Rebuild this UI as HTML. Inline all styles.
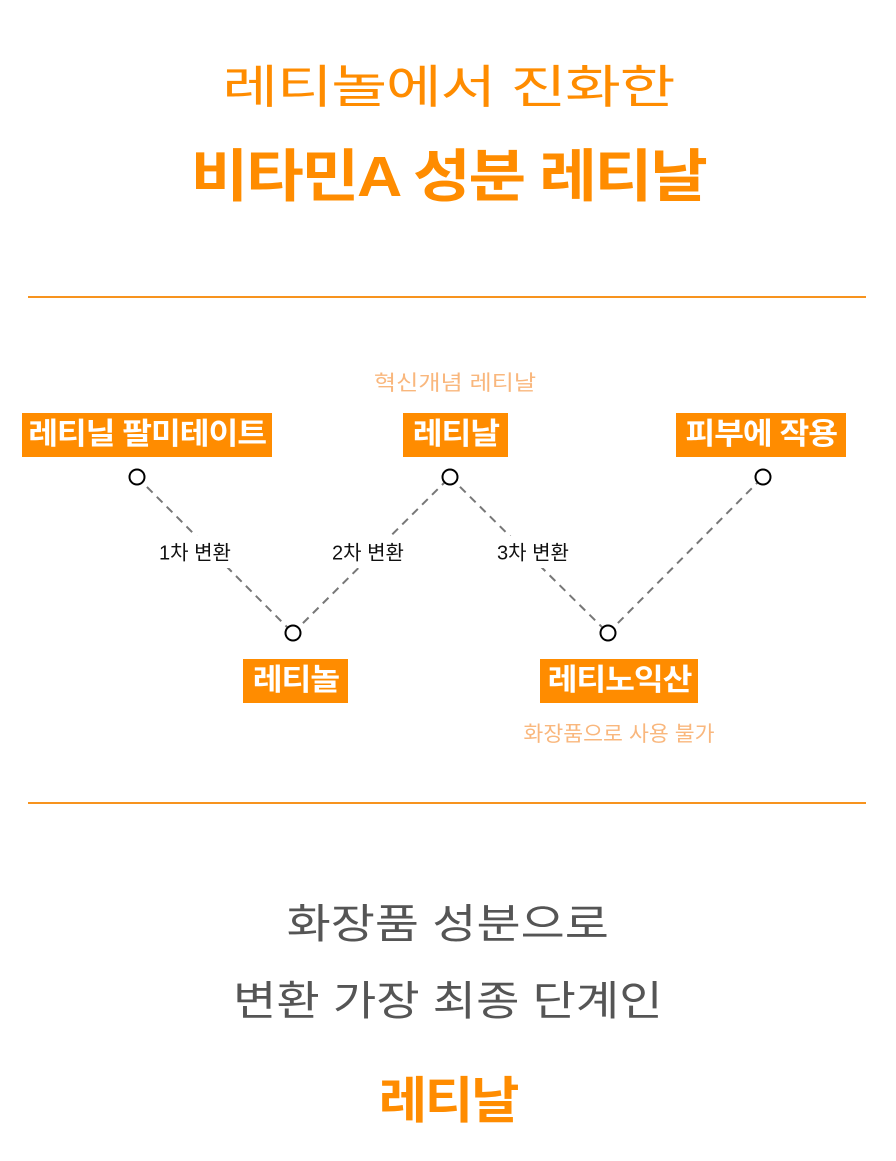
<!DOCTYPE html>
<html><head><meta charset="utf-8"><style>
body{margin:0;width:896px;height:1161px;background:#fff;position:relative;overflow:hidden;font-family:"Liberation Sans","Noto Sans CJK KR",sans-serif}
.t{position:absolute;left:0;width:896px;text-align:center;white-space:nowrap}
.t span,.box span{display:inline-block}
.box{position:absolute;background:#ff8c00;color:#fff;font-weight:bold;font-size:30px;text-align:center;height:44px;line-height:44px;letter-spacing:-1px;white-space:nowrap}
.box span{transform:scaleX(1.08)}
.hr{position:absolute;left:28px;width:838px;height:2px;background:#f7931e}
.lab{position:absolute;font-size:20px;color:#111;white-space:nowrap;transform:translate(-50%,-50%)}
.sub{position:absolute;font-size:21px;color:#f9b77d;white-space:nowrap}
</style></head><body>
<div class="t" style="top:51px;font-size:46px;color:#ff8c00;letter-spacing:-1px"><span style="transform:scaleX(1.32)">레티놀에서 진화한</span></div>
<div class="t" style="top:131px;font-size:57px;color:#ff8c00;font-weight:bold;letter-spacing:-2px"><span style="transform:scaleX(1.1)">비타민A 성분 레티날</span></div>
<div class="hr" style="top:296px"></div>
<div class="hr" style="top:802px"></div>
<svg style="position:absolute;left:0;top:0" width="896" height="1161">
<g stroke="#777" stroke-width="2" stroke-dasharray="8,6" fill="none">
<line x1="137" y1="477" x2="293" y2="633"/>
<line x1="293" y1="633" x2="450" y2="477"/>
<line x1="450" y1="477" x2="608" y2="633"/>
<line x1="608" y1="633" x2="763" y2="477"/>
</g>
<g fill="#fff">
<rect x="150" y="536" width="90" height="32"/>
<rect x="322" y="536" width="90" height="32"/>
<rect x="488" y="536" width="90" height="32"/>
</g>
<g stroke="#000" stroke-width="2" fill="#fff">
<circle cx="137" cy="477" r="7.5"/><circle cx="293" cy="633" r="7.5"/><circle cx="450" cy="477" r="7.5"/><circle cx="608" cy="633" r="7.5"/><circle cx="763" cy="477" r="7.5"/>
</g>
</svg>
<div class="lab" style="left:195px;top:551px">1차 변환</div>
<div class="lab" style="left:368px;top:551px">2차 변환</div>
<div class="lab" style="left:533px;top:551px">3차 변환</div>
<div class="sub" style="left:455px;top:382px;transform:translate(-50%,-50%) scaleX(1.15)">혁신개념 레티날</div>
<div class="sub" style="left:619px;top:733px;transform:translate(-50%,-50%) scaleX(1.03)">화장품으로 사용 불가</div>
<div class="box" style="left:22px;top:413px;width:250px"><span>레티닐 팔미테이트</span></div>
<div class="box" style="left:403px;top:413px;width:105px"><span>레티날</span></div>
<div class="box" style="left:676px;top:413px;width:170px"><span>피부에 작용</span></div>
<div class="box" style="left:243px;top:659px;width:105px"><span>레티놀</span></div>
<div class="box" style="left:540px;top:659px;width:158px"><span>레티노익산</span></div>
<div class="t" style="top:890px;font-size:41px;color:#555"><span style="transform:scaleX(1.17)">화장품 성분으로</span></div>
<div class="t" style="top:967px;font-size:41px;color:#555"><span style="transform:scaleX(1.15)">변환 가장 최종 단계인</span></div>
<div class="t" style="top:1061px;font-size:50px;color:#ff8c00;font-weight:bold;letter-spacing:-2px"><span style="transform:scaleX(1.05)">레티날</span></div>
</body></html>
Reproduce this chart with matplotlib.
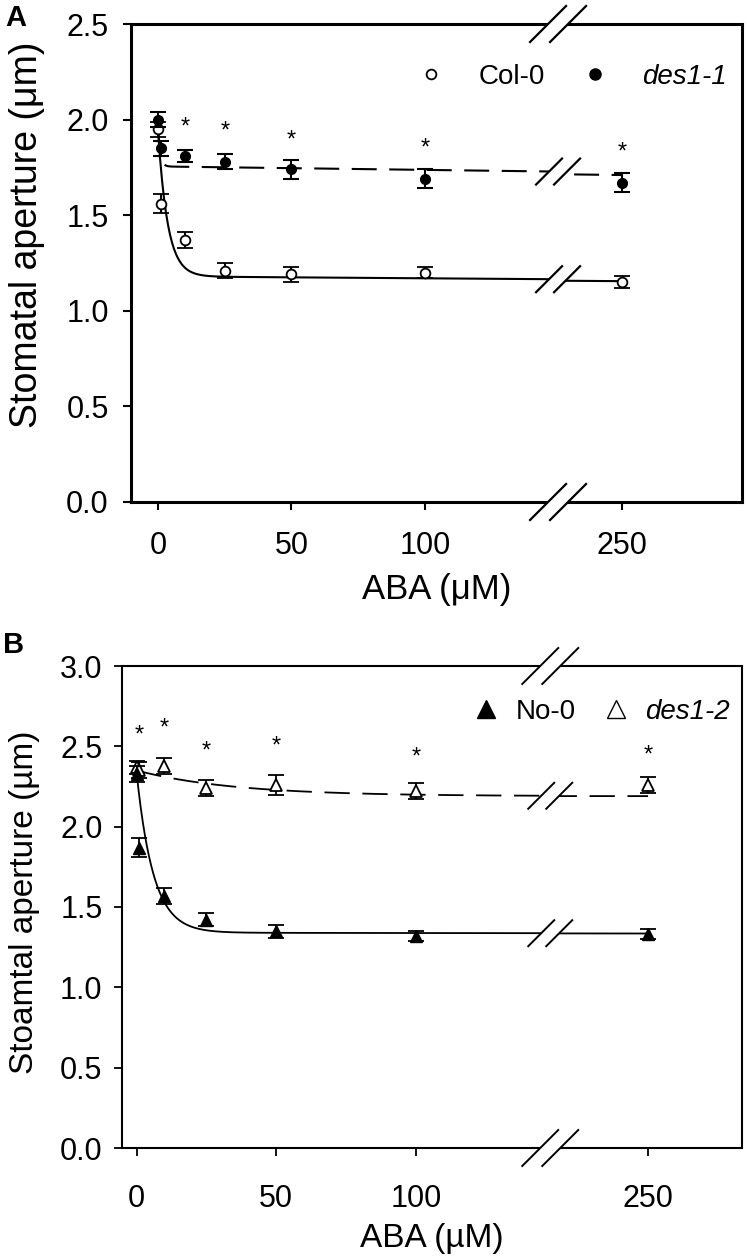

**Exercise objective:** Take the entries shown above and quote them verbatim, passing over the pictures.

**Exercise response:**
Rebuild this UI as HTML. Inline all styles.
<!DOCTYPE html>
<html><head><meta charset="utf-8"><style>
body{margin:0;width:896px;height:1161px;background:#fff;position:relative;overflow:hidden;font-family:"Liberation Sans","Noto Sans CJK KR",sans-serif}
.t{position:absolute;left:0;width:896px;text-align:center;white-space:nowrap}
.t span,.box span{display:inline-block}
.box{position:absolute;background:#ff8c00;color:#fff;font-weight:bold;font-size:30px;text-align:center;height:44px;line-height:44px;letter-spacing:-1px;white-space:nowrap}
.box span{transform:scaleX(1.08)}
.hr{position:absolute;left:28px;width:838px;height:2px;background:#f7931e}
.lab{position:absolute;font-size:20px;color:#111;white-space:nowrap;transform:translate(-50%,-50%)}
.sub{position:absolute;font-size:21px;color:#f9b77d;white-space:nowrap}
</style></head><body>
<div class="t" style="top:51px;font-size:46px;color:#ff8c00;letter-spacing:-1px"><span style="transform:scaleX(1.32)">레티놀에서 진화한</span></div>
<div class="t" style="top:131px;font-size:57px;color:#ff8c00;font-weight:bold;letter-spacing:-2px"><span style="transform:scaleX(1.1)">비타민A 성분 레티날</span></div>
<div class="hr" style="top:296px"></div>
<div class="hr" style="top:802px"></div>
<svg style="position:absolute;left:0;top:0" width="896" height="1161">
<g stroke="#777" stroke-width="2" stroke-dasharray="8,6" fill="none">
<line x1="137" y1="477" x2="293" y2="633"/>
<line x1="293" y1="633" x2="450" y2="477"/>
<line x1="450" y1="477" x2="608" y2="633"/>
<line x1="608" y1="633" x2="763" y2="477"/>
</g>
<g fill="#fff">
<rect x="150" y="536" width="90" height="32"/>
<rect x="322" y="536" width="90" height="32"/>
<rect x="488" y="536" width="90" height="32"/>
</g>
<g stroke="#000" stroke-width="2" fill="#fff">
<circle cx="137" cy="477" r="7.5"/><circle cx="293" cy="633" r="7.5"/><circle cx="450" cy="477" r="7.5"/><circle cx="608" cy="633" r="7.5"/><circle cx="763" cy="477" r="7.5"/>
</g>
</svg>
<div class="lab" style="left:195px;top:551px">1차 변환</div>
<div class="lab" style="left:368px;top:551px">2차 변환</div>
<div class="lab" style="left:533px;top:551px">3차 변환</div>
<div class="sub" style="left:455px;top:382px;transform:translate(-50%,-50%) scaleX(1.15)">혁신개념 레티날</div>
<div class="sub" style="left:619px;top:733px;transform:translate(-50%,-50%) scaleX(1.03)">화장품으로 사용 불가</div>
<div class="box" style="left:22px;top:413px;width:250px"><span>레티닐 팔미테이트</span></div>
<div class="box" style="left:403px;top:413px;width:105px"><span>레티날</span></div>
<div class="box" style="left:676px;top:413px;width:170px"><span>피부에 작용</span></div>
<div class="box" style="left:243px;top:659px;width:105px"><span>레티놀</span></div>
<div class="box" style="left:540px;top:659px;width:158px"><span>레티노익산</span></div>
<div class="t" style="top:890px;font-size:41px;color:#555"><span style="transform:scaleX(1.17)">화장품 성분으로</span></div>
<div class="t" style="top:967px;font-size:41px;color:#555"><span style="transform:scaleX(1.15)">변환 가장 최종 단계인</span></div>
<div class="t" style="top:1061px;font-size:50px;color:#ff8c00;font-weight:bold;letter-spacing:-2px"><span style="transform:scaleX(1.05)">레티날</span></div>
</body></html>
Reproduce this chart with matplotlib.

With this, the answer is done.